VOTO
Muitas vezes desejei ter nascido mulher.
Parece-me a única forma segura de ser plenamente humano.
Pense-se nos problemas - alimentar as crianças,
Manter a saia a boa altura e os lábios vermelhos,
Estar atenta ao calendário e ao último autocarro para voltar a casa,
Ser gentil para as dezenas de convidados na sala;
Ter de mudar de penteado e de nome
Pelo menos uma vez; aprender a aceitar as críticas;
Conseguir que o marido continue fiel, ocupar-se da casa
E de todas as coisas pelas quais deveria estar grata
- Votos e propostas, chocolates e lugares no comboio
Ou em que deveria ser perita - máquina de escrever, pó-de-arroz, caneta, diafragma, agulha, livro de cheques, tachos, cama.
Parece-me a única forma segura de enlouquecer.
Assim, porque quereria alguém ser mulher?
Será preferível ser-se o herói ou a vítima?
Será preferível vencer, seduzir e ler o jornal
Ou ser espancada, estar grávida e ter de pôr a mesa?
Nada é gratuito.
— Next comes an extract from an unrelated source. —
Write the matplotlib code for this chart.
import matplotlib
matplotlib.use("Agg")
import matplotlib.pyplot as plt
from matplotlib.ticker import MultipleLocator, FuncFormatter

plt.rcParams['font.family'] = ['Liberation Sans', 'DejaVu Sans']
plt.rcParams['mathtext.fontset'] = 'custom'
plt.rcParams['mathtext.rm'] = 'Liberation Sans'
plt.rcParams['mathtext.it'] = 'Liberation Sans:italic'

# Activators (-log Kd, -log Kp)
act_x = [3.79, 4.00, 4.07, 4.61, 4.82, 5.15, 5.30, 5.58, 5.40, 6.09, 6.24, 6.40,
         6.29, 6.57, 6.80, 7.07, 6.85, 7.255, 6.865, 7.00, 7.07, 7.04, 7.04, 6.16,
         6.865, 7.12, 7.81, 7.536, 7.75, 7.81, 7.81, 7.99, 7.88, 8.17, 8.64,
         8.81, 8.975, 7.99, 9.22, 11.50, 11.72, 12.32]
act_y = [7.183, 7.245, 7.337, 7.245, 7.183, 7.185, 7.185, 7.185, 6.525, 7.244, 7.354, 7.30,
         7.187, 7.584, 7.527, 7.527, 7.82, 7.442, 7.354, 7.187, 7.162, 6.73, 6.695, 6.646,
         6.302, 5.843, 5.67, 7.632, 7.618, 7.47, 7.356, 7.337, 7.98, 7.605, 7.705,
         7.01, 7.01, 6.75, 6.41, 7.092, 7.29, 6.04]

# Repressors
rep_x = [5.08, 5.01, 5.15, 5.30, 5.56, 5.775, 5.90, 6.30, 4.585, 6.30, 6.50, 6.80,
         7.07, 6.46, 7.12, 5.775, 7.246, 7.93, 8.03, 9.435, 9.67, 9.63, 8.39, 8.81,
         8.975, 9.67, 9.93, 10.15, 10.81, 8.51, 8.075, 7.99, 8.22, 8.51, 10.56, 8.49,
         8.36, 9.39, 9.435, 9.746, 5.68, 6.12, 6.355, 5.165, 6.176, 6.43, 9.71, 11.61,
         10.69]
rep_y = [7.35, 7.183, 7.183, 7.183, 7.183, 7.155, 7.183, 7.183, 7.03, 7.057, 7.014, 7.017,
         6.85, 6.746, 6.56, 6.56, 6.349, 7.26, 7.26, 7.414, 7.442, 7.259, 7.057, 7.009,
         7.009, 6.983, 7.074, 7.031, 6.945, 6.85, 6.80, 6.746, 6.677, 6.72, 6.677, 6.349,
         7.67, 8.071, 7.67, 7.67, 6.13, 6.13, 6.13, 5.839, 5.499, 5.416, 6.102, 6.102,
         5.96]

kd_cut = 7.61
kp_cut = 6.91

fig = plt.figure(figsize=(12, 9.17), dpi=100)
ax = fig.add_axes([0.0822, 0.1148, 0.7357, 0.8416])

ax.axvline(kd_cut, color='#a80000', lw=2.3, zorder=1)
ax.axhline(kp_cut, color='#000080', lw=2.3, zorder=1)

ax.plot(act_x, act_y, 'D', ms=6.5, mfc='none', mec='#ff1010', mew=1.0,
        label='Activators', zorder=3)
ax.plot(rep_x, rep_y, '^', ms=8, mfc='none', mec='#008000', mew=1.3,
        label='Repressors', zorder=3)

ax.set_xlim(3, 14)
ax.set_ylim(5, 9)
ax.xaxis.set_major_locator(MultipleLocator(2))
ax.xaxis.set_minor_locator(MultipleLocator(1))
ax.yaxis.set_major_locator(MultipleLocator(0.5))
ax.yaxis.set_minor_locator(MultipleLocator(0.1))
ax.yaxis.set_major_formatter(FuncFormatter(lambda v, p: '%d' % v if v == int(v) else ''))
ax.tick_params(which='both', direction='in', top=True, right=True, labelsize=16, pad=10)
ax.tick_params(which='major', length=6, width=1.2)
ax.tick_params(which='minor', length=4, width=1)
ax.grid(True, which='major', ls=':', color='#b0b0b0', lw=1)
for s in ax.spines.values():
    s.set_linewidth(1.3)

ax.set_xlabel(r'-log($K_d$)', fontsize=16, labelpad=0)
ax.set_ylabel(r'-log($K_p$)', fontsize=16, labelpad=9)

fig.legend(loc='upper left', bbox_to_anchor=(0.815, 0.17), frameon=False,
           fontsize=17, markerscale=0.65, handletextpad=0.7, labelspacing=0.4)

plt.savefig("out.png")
Para pagar o preço
Não seria , afinal, mais simples não ter escolha?
Só a doença, recorrente, inevitável,
Pode ensinar-nos o gosto do que é sentirmo-nos bem.
Homem algum jamais sentiu a sua filha rasgar
A carne que ele já tinha rasgado para depositar a sua semente.
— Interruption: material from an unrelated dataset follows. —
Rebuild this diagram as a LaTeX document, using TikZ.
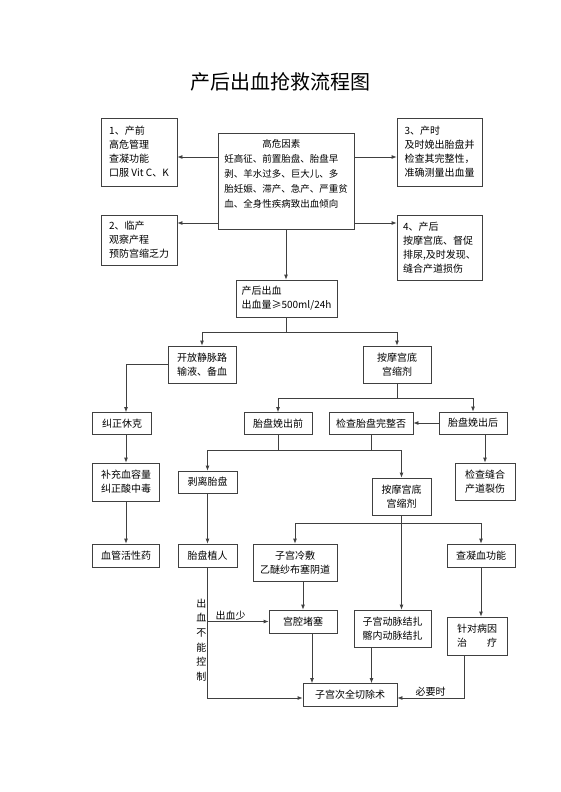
\documentclass[tikz,border=0pt]{standalone}
\usepackage{fontspec}
\setmainfont{Noto Sans CJK SC}
\usepackage{tikz}
\usetikzlibrary{
    positioning,
    calc,
    arrows.meta
}
\tikzset{
  basic/.style = {
      draw=black!75,
      line width=0.8pt,
      rectangle,
      inner sep=2pt,
      font=\fontsize{10}{14}\selectfont
  },
  box/.style = {
      basic,
      align=center
  },
  lbox/.style = {
      basic,
      align=left
  },
  title/.style = {
      font=\fontsize{20}{24}\selectfont
  },
  note/.style = {
      font=\fontsize{10}{13}\selectfont,
      inner sep=1pt
  },
  line/.style = {
      draw=black!75,
      line width=0.8pt
  },
  edge/.style = {
      line,
      -{Latex[length=5pt,width=4pt]}
  }
}
\begin{document}
\begin{tikzpicture}[x=1pt,y=-1pt]
    \useasboundingbox (0,0) rectangle (560,792);
    \node[title] (ttl) at (280,82) {产后出血抢救流程图};
    % Prevention
    \node[lbox, minimum width=76pt, minimum height=68pt] (pre) at (139,152) {1、产前\\高危管理\\查凝功能\\口服 Vit C、K};
    \node[lbox, font=\fontsize{9.5}{15}\selectfont, minimum width=136pt, minimum height=96pt] (risk) at (286,181) {\makebox[114pt]{高危因素}\\妊高征、前置胎盘、胎盘早\\剥、羊水过多、巨大儿、多\\胎妊娠、滞产、急产、严重贫\\血、全身性疾病致出血倾向\\\mbox{}};
    \node[lbox, minimum width=85pt, minimum height=68pt] (intra) at (439.5,152) {3、产时\\及时娩出胎盘并\\检查其完整性，\\准确测量出血量};
    \node[lbox, minimum width=76pt, minimum height=50pt] (labor) at (139,240) {2、临产\\观察产程\\预防宫缩乏力};
    \node[lbox, minimum width=85pt, minimum height=65pt] (post) at (439.5,247.5) {4、产后\\按摩宫底、督促\\排尿,及时发现、\\缝合产道损伤};
    \node[lbox, minimum width=101pt, minimum height=37pt] (pph) at (286.5,298.5) {产后出血\\出血量≥500ml/24h};
    % Treatment
    \node[box, minimum width=68pt, minimum height=37pt] (iv) at (202,364.5) {开放静脉路\\输液、备血};
    \node[box, minimum width=68pt, minimum height=37pt] (mass1) at (397,364.5) {按摩宫底\\宫缩剂};
    \node[box, minimum width=59pt, minimum height=22pt] (shock) at (122,423.5) {纠正休克};
    \node[box, minimum width=68pt, minimum height=22pt] (before) at (278,423.5) {胎盘娩出前};
    \node[box, minimum width=84pt, minimum height=22pt] (check) at (371,423.5) {检查胎盘完整否};
    \node[box, minimum width=68pt, minimum height=22pt] (after) at (473,423) {胎盘娩出后};
    \node[box, minimum width=67pt, minimum height=38pt] (blood) at (126,482) {补充血容量\\纠正酸中毒};
    \node[box, minimum width=59pt, minimum height=22pt] (peel) at (207.5,482) {剥离胎盘};
    \node[box, minimum width=59pt, minimum height=37pt] (mass2) at (401.5,496.5) {按摩宫底\\宫缩剂};
    \node[box, minimum width=60pt, minimum height=37pt] (suture) at (485,481.5) {检查缝合\\产道裂伤};
    \node[box, minimum width=67pt, minimum height=23pt] (vaso) at (126,555.5) {血管活性药};
    \node[box, minimum width=59pt, minimum height=23pt] (plant) at (207.5,555.5) {胎盘植人};
    \node[box, minimum width=84pt, minimum height=37pt] (cold) at (295,562.5) {子宫冷敷\\乙醚纱布塞阴道};
    \node[box, minimum width=68pt, minimum height=23pt] (coag) at (481,555.5) {查凝血功能};
    \node[box, minimum width=68pt, minimum height=23pt] (pack) at (303,621.5) {宫腔堵塞};
    \node[box, minimum width=77pt, minimum height=37pt] (artery) at (392.5,628.5) {子宫动脉结扎\\髂内动脉结扎};
    \node[box, minimum width=60pt, minimum height=38pt] (cause) at (477,636) {针对病因\\治\hspace{2em}疗};
    \node[box, minimum width=94pt, minimum height=23pt] (hyst) at (350,695) {子宫次全切除术};
    \node[note, left, align=center, font=\fontsize{10}{14.6}\selectfont] (ctrl) at (plant.south |- 0,640) {出\\血\\不\\能\\控\\制};
    % Edges
    \draw[edge] ([yshift=24pt]risk.west) -- ([yshift=24pt]risk.west -| pre.east);
    \draw[edge] ([yshift=-42pt]risk.west) -- ([yshift=-42pt]risk.west -| labor.east);
    \draw[edge] ([yshift=24pt]risk.east) -- ([yshift=24pt]risk.east -| intra.west);
    \draw[edge] ([yshift=-42pt]risk.east) -- ([yshift=-42pt]risk.east -| post.west);
    \draw[edge] (risk.south) -- (risk.south |- pph.north);
    \draw[edge] (pph.south) -- ++(0,15) -| (iv.north);
    \draw[edge] (pph.south) -- ++(0,15) -| (mass1.north);
    \draw[edge] (iv.west) -| (shock.north -| blood.north);
    \draw[edge] (shock.south -| blood.north) -- (blood.north);
    \draw[edge] (blood) -- (vaso);
    \draw[edge] (mass1.south) -- ++(0,15) -| (before.north);
    \draw[edge] (mass1.south) -- ++(0,15) -| (after.north);
    \draw[edge] (after.west) -- (after.west -| check.east);
    \draw[edge] (after.south -| suture.north) -- (suture.north);
    \draw[edge] (before.south) -- ++(0,15) -| (peel.north);
    \draw[edge] (before.south) -- ++(0,15) -| (mass2.north);
    \draw[line] (check.south) -- ++(0,15);
    \draw[edge] (peel) -- (plant);
    \draw[edge] (mass2.south) -- ++(0,8) -| (cold.north);
    \draw[edge] (mass2.south) -- ++(0,8) -| (coag.north);
    \draw[edge] (mass2.south) -- (mass2.south |- artery.north);
    \draw[edge] (cold.south -| pack.north) -- (pack.north);
    \draw[edge] (coag.south) -- (coag.south |- cause.north);
    \draw[edge] (plant.south) |- ([yshift=-3pt]hyst.west);
    \draw[edge] (plant.south |- pack.west) -- (pack.west) node[note, pos=0.38, above] {出血少};
    \draw[edge] ([xshift=9pt]pack.south) -- ([xshift=9pt]pack.south |- hyst.north);
    \draw[edge] ([xshift=-21pt]artery.south) -- ([xshift=-21pt]artery.south |- hyst.north);
    \draw[edge] ([xshift=-13pt]cause.south) |- ([yshift=-3pt]hyst.east) node[note, pos=0.75, above] {必要时};
\end{tikzpicture}
\end{document}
Os homens conhecem a dor do nascimento através de uma espécie de teoria:
Homem algum foi protagonista da história,
Esteve a sangrar, exausto e dolorido,
Á espera dos pontos, do sono e de estar só,
Escutando, com o seio palpitante, o vagido hesitante
Ao lado da cama, que se torna contínuo com o despertar.
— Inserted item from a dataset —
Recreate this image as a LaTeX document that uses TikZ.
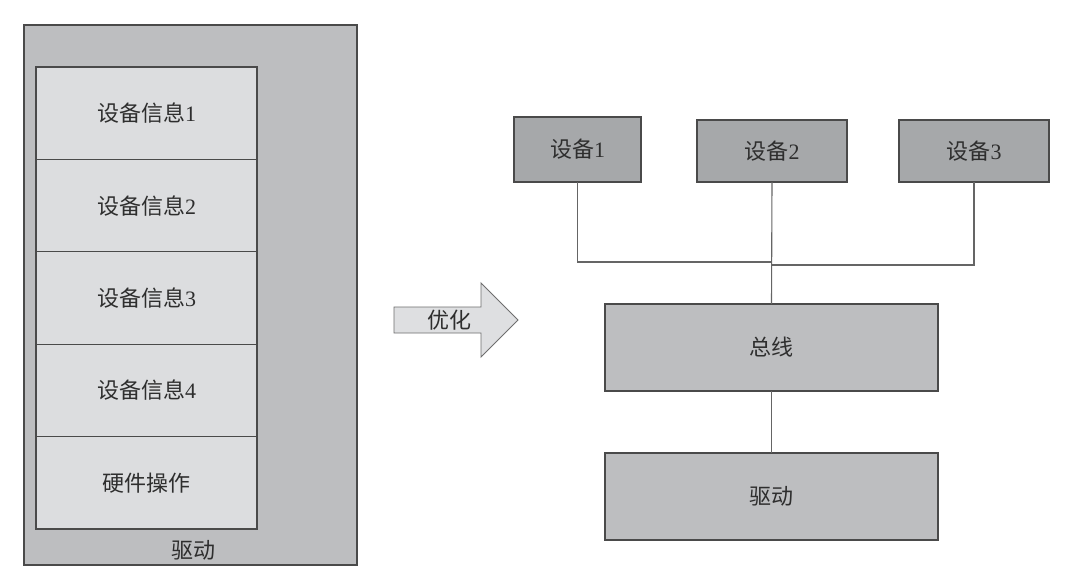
\documentclass[tikz,border=0pt]{standalone}
\usepackage{fontspec}
\setmainfont{Liberation Serif}
\newfontfamily\cjk{Noto Sans CJK SC}
\definecolor{outerfill}{HTML}{BDBEC0}
\definecolor{innerfill}{HTML}{DCDDDF}
\definecolor{devfill}{HTML}{A6A8AA}
\definecolor{busfill}{HTML}{BDBEC0}
\definecolor{edge}{HTML}{4A4A4A}
\definecolor{txt}{HTML}{2E2E2E}
\tikzset{
  lbl/.style={text=txt, font=\fontsize{22}{22}\selectfont},
  box/.style={draw=edge, line width=1.1pt, anchor=north west, inner sep=0pt, outer sep=0pt, lbl},
  rowbox/.style={box, fill=innerfill, minimum width=221pt, minimum height=92.4pt},
  devbox/.style={box, fill=devfill, minimum height=63pt},
  bigbox/.style={box, fill=busfill, minimum width=333pt, minimum height=87pt},
  wire/.style={draw=edge!85, line width=1.1pt},
}
\begin{document}
\begin{tikzpicture}[x=1pt,y=-1pt]
\useasboundingbox (0,0) rectangle (1080,587);
\fill[white] (0,0) rectangle (1080,587);
% left driver box
\node[box, fill=outerfill, minimum width=333pt, minimum height=540pt] (drv) at (24,25) {};
\node[rowbox] (r1) at (36,67) {{\cjk 设备信息}1};
\node[rowbox] (r2) at (36,159.4) {{\cjk 设备信息}2};
\node[rowbox] (r3) at (36,251.8) {{\cjk 设备信息}3};
\node[rowbox] (r4) at (36,344.2) {{\cjk 设备信息}4};
\node[rowbox] (r5) at (36,436.6) {{\cjk 硬件操作}};
\node[lbl] (drvlabel) at (193,550) {\cjk 驱动};
% arrow
\path[draw=edge!80, line width=0.9pt, fill=innerfill!95!white]
  (394,307) -- (481,307) -- (481,283) -- (518,320) -- (481,357) -- (481,333) -- (394,333) -- cycle;
\node[lbl] (opt) at (449,320) {\cjk 优化};
% right side
\node[devbox, minimum width=127pt, minimum height=65pt] (d1) at (514,117) {{\cjk 设备}1};
\node[devbox, minimum width=150pt, minimum height=62pt] (d2) at (697,120) {{\cjk 设备}2};
\node[devbox, minimum width=150pt, minimum height=62pt] (d3) at (899,120) {{\cjk 设备}3};
\node[bigbox] (bus) at (605,304) {\cjk 总线};
\node[bigbox] (drv2) at (605,453) {\cjk 驱动};
\coordinate (j1) at (772,262);
\coordinate (j3) at (772,265);
\draw[wire] (d1.south) |- (j1);
\draw[wire] (d3.south) |- (j3);
\draw[wire] (d2.south) -- (bus.north);
\draw[wire] (bus.south) -- (drv2.north);
\end{tikzpicture}
\end{document}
É esse o preço. É esse o valor do amor.
Ele vai continuar a apertar-te o coração como secundinas.
Quer o escolhas , quer não, vais pagar e tornar a pagar.
Ao longo de toda a tua vida.
Nada é gratuito na terra.
LAURENCE LERNER
("SELVES", 1969)
NOTA: a ilustração é um quadro da pintora mexicana Frida Khalo, casada com Diego Rivera.